Tanto na saúde pública quanto na privada, há o desafio do déficit de médicos psiquiatras para atuar em rede e com acesso adequado aos pacientes. Por isso, a abordagem dos transtornos mentais comuns demanda linhas de cuidado estruturadas com base nas melhores evidências científicas disponíveis. Protocolos clínicos, acompanhamento contínuo, terapias psicológicas e, quando necessário, intervenções farmacológicas devem fazer parte de uma estratégia integrada, acessível e sustentável — tanto no setor público quanto no privado. A integração entre os serviços da rede pública e privada, quando orientada por princípios de qualidade e continuidade do cuidado, amplia o alcance e a resolutividade dessas ações.

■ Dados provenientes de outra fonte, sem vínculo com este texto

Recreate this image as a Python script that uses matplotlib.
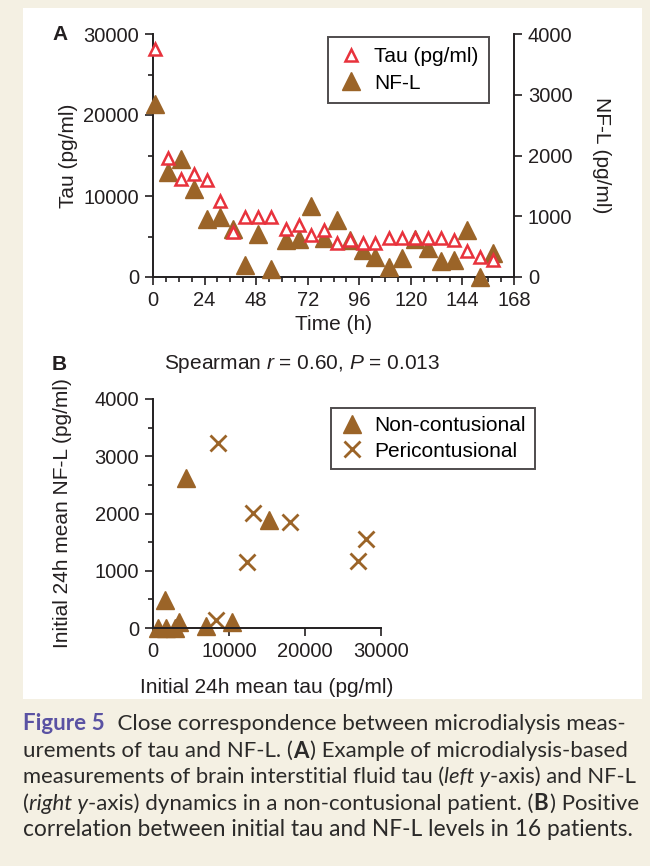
import matplotlib
matplotlib.use("Agg")
import matplotlib.pyplot as plt
from matplotlib.patches import Rectangle

plt.rcParams["font.family"] = ["Liberation Sans", "DejaVu Sans"]
plt.rcParams["mathtext.fontset"] = "custom"
plt.rcParams["mathtext.rm"] = "Liberation Sans"
plt.rcParams["mathtext.it"] = "Liberation Sans:italic"

# Panel A: time course (h), tau on left axis, NF-L on right axis
tau_t = [1, 7, 13, 19, 25, 31, 37, 43, 49, 55, 62, 68, 73.5, 79.5, 85.5, 91.5,
         97.5, 103.5, 110, 116, 122, 128, 134, 140, 146, 152, 158]
tau_v = [28200, 14700, 12150, 12760, 11980, 9420, 5540, 7400, 7350, 7400, 5950,
         6440, 5150, 5820, 4250, 4580, 4250, 4170, 4790, 4790, 4830, 4790, 4790,
         4580, 3260, 2520, 2100]
nfl_t = tau_t
nfl_v = [2850, 1735, 1950, 1450, 950, 990, 785, 200, 700, 125, 610, 620, 1170,
         637, 940, 610, 445, 325, 170, 318, 620, 472, 270, 280, 775, 0, 390]

# Panel B: initial 24h means
non_x = [660, 1670, 2850, 3420, 1580, 4300, 6930, 10440, 15220]
non_y = [0, 0, 0, 100, 494, 2625, 29, 100, 1887]
peri_x = [8550, 13160, 17990, 12410, 26970, 27990, 8250]
peri_y = [3223, 2015, 1858, 1161, 1179, 1550, 134]

BROWN = "#9b6428"
RED = "#e8323c"
CREAM = "#f4f0e3"
TXT = "#231f20"

W, H = 650, 866
fig = plt.figure(figsize=(6.5, 8.66), dpi=100, facecolor=CREAM)
fig.patches.append(Rectangle((23 / W, 1 - 699 / H), 619 / W, 691 / H,
                             transform=fig.transFigure, facecolor="white",
                             edgecolor="none", zorder=-5))


def px(x0, y0, x1, y1):
    return [x0 / W, 1 - y1 / H, (x1 - x0) / W, (y1 - y0) / H]


def style(ax, sides):
    for s in ["top", "right", "left", "bottom"]:
        ax.spines[s].set_visible(s in sides)
        ax.spines[s].set_linewidth(1.4)
        ax.spines[s].set_color(TXT)
    ax.set_facecolor("none")
    ax.tick_params(which="major", length=6, width=1.2, labelsize=14.5, pad=4, colors=TXT)
    ax.tick_params(which="minor", length=3.5, width=1.2, colors=TXT)


# ---- Panel A
axA = fig.add_axes(px(153, 34, 514, 277))
style(axA, ["left", "bottom"])
axA.set_xlim(0, 168)
axA.set_ylim(0, 30000)
axA.set_xticks(range(0, 169, 24))
axA.set_xticks(range(0, 169, 6), minor=True)
axA.set_yticks([0, 10000, 20000, 30000])
axA.set_yticks([5000, 15000, 25000], minor=True)
axA.set_ylabel("Tau (pg/ml)", fontsize=15, labelpad=4, color=TXT)
axA.set_xlabel("Time (h)", fontsize=15, labelpad=4, color=TXT)

axR = axA.twinx()
style(axR, ["right"])
axR.set_ylim(0, 4000)
axR.set_yticks([0, 1000, 2000, 3000, 4000])
axR.set_ylabel("NF-L (pg/ml)", fontsize=15, rotation=-90, labelpad=28, color=TXT)

hN, = axR.plot(nfl_t, nfl_v, "^", ms=13, color=BROWN, mec=BROWN, clip_on=False,
               linestyle="none", zorder=2, label="NF-L")
hT, = axR.plot(tau_t, [v * 4000 / 30000 for v in tau_v], "^", ms=8, mfc="white",
               mec=RED, mew=1.8, clip_on=False, linestyle="none", zorder=3,
               label="Tau (pg/ml)")
legA = axR.legend([hT, hN], ["Tau (pg/ml)", "NF-L"], loc="upper left",
                  bbox_to_anchor=((328 - 153) / 361, 1 - 3 / 243), fontsize=15,
                  frameon=True, fancybox=False, edgecolor=TXT, borderpad=0.5,
                  handletextpad=0.5, labelspacing=0.35, handlelength=1.2,
                  borderaxespad=0)
legA.get_frame().set_linewidth(1.4)
fig.text(52 / W, 1 - 35 / H, "A", fontsize=15, fontweight="bold", color=TXT,
         va="center", ha="left")

# ---- Panel B
axB = fig.add_axes(px(153, 399, 381, 628))
style(axB, ["left", "bottom"])
axB.set_xlim(0, 30000)
axB.set_ylim(0, 4000)
axB.set_xticks([0, 10000, 20000, 30000])
axB.set_yticks([0, 1000, 2000, 3000, 4000])
axB.set_yticks([500, 1500, 2500, 3500], minor=True)
axB.plot(non_x, non_y, "^", ms=13, color=BROWN, clip_on=False, linestyle="none",
         label="Non-contusional")
axB.plot(peri_x, peri_y, "x", ms=11, mew=2, color=BROWN, clip_on=False,
         linestyle="none", label="Pericontusional")
axB.set_xlabel("Initial 24h mean tau (pg/ml)", fontsize=15, labelpad=12, color=TXT)
axB.set_ylabel("Initial 24h mean NF-L (pg/ml)", fontsize=15, labelpad=16, color=TXT)
legB = axB.legend(loc="upper left", bbox_to_anchor=((331 - 153) / 228, 1 - 9 / 229),
                  fontsize=15, frameon=True, fancybox=False, edgecolor=TXT,
                  borderpad=0.4, handletextpad=0.5, labelspacing=0.3,
                  handlelength=1.2, borderaxespad=0)
legB.get_frame().set_linewidth(1.4)
fig.text(52 / W, 1 - 364 / H, "B", fontsize=15, fontweight="bold", color=TXT,
         va="center", ha="left")
fig.text(302 / W, 1 - 364 / H, r"Spearman $\it{r}$ = 0.60, $\it{P}$ = 0.013",
         fontsize=15, color=TXT, ha="center", va="center")

# ---- Caption (mixed styles laid out piece by piece)
caption = [
    [("Figure 5", "bold", "normal", "#5a52a3"),
     ("  Close correspondence between microdialysis meas-", "normal", "normal", None)],
    [("urements of tau and NF-L. (", "normal", "normal", None), ("A", "bold", "normal", None),
     (") Example of microdialysis-based", "normal", "normal", None)],
    [("measurements of brain interstitial fluid tau (", "normal", "normal", None),
     ("left y", "normal", "italic", None), ("-axis) and NF-L", "normal", "normal", None)],
    [("(", "normal", "normal", None), ("right y", "normal", "italic", None),
     ("-axis) dynamics in a non-contusional patient. (", "normal", "normal", None),
     ("B", "bold", "normal", None), (") Positive", "normal", "normal", None)],
    [("correlation between initial tau and NF-L levels in 16 patients.", "normal", "normal", None)],
]
line_y = [724, 751, 777, 804, 830]
line_end = [625, 627, 637, 637, 630]
renderer = fig.canvas.get_renderer()


def draw_line(parts, yy, size):
    x = 23
    out = []
    for s, w, st, col in parts:
        t = fig.text(x / W, 1 - yy / H, s, fontsize=size, fontweight=w, fontstyle=st,
                     family=["Lato", "DejaVu Sans"], color=col or "#2b2a29",
                     ha="left", va="center")
        x += t.get_window_extent(renderer=renderer).width + (1.5 if w == "bold" else 0)
        out.append(t)
    return out, x


for parts, yy, end in zip(caption, line_y, line_end):
    base = 16.3
    texts, x_end = draw_line(parts, yy, base)
    for t in texts:
        t.remove()
    draw_line(parts, yy, base * (end - 23) / (x_end - 23))

fig.savefig("out.png", dpi=100, facecolor=CREAM)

A NR-1, ao incorporar os fatores psicossociais ao gerenciamento de riscos ocupacionais, abre caminho para uma nova cultura de saúde no trabalho — mais humana, inclusiva e integrada. A cultura de saúde não se revela meramente pela contratação de uma consultoria especializada e adoção de “EPIs” em saúde mental, como apenas a oferta de serviços de telepsicologia. Trata-se de uma oportunidade estratégica para as empresas, e não apenas do cumprimento de uma obrigação legal. Ao promover ambientes saudáveis e sustentáveis, as organizações fortalecem seu capital humano, aumentam sua competitividade e contribuem para uma sociedade mais justa. Encarar a NR-1 sob essa ótica é transformar o cuidado com a saúde dos trabalhadores em um ativo corporativo valioso e perene. As empresas que agirem agora terão uma vantagem competitiva no futuro do trabalho.